Agli studenti, durante le lezioni, mostro due reportage multimediali che ho realizzato in Marocco e Costa Rica dove mi sono recata per raccontare la vita dei cani randagi. Sono spunti utili, per chi voglia fare il giornalista, per mettere insieme due aspetti fondamentali dell’informazione di settore. In primis il racconto della realtà dei fatti attraverso interviste ai protagonisti, quindi lasciando parlare chi ha le compentenze e l’esperienza relativa al tema di cui tratta la notizia.
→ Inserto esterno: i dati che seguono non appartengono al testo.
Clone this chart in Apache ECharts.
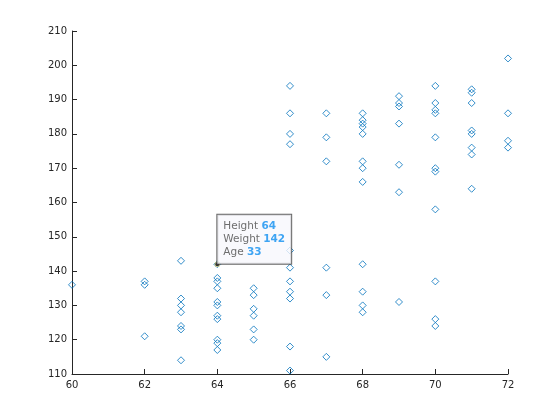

E quanto, poi, grazie a uno strumento prezioso come la Rete, si riesca a restituire al lettore un lavoro che include contenuti che possono essere fruiti in diverse versioni (testi, foto, video, infografiche).

Il mondo dell’informazione è ancora in tempo per comprendere l’importanza e la “grande bellezza” di un mezzo che consente di entrare in contatto e in conversazione con il proprio target, anche su temi così specifici come la zooantropologia, ad esempio. Internet offre ai giornalisti, finalmente, la possibilità di riprendersi il ruolo fondamentale della professione di essere i mediatori cui rivolgersi, in un mondo in cui la disintermediazione è diventata un fenomeno capillare e complesso. Una modalità che ha dei vantaggi, come la libera espressione delle opinioni e la possibilità di informarsi autonomamente, ma anche dei pericoli enormi. Uno su tutti l ’incapacità del lettore, spesso, di distinguere le fonti e dunque la bontà della notizia.

*Diana Letizia, giornalista professionista, è responsabile della redazione online de Il Secolo XIX. Insegna Teorie e Tecniche del linguaggio giornalistico per i new media alla Facoltà di Scienze Politiche di Genova.